Consider the One dimensional Schrodinger Operator

$$-\frac{d^2}{dx^2} + V(x)$$

Where the Potential Function $V$ is of the form $V(x) = x^4 - a^2x^2$ , $a \in \mathbb{R}$. Now of course,the minimum eigenvalue $E_0 \geq -a^4/4$ , since $-a^4/4$ is the minimum of $V$. My Question is : Can we Improve this bound for $a$ sufficiently large?
Thanks in advance for any comment,suggestion or reference in that direction.

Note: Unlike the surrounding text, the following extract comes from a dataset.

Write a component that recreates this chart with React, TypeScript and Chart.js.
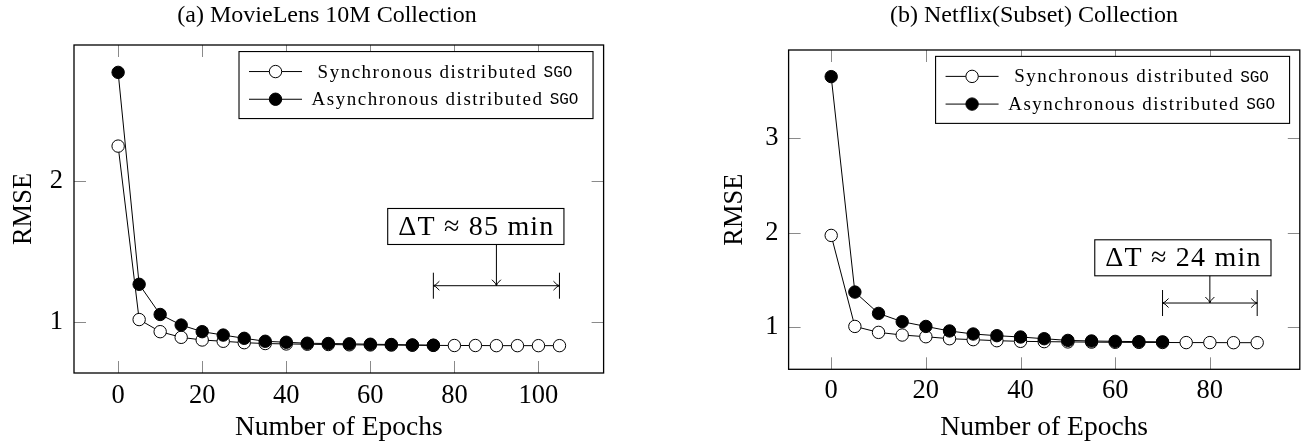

The Löwdin method to obtain lower bounds to energy eigenvalues of the Schrödinger equation has been reviewed in Lower Bounds to Energy Eigenvalues (1976). It has been applied to the quartic potential in Upper and Lower Bounds to the Eigenvalues of Double-Minimum Potentials (1965). See table I, where the coefficient $a$ is given by $a^2=-v_2 v_4^{-2/3}$ and then the lower bound is $\frac{1}{2}E v_4^{-1/3}$ with $E$ the "level 0 energy" from table I. For example, for $a=2.6375$ I find $E_0\geq-8.53234$, well above $-a^4/4=-12.0981$.
If you rescale $x\leftrightarrow y=ax$, the eigenvalue equation is transformed into $$-v''+a^5(y^4-y^2)=aEv.$$ The potential $y^4-y^2$ has two equal wells at $y_0=\pm\frac{\sqrt2}2$, where it takes the value $-\frac14$. When $a>\!\!>1$, the fundamental energy satisfies the asymptotics $aE_0\sim-\frac14 a^5$. Therefore, as you said $E_0\sim-\frac14 a^4$. However, because there are two wells, the operator has two eigenvalues $E_0,E_1$ separated by an exponentially small (in $a$) quantity ; this is a consequence of semi-classical analysis. Because of Krein-Rutmann's Theorem, $E_0$ must be simple, and therefore $E_1$ is simple too.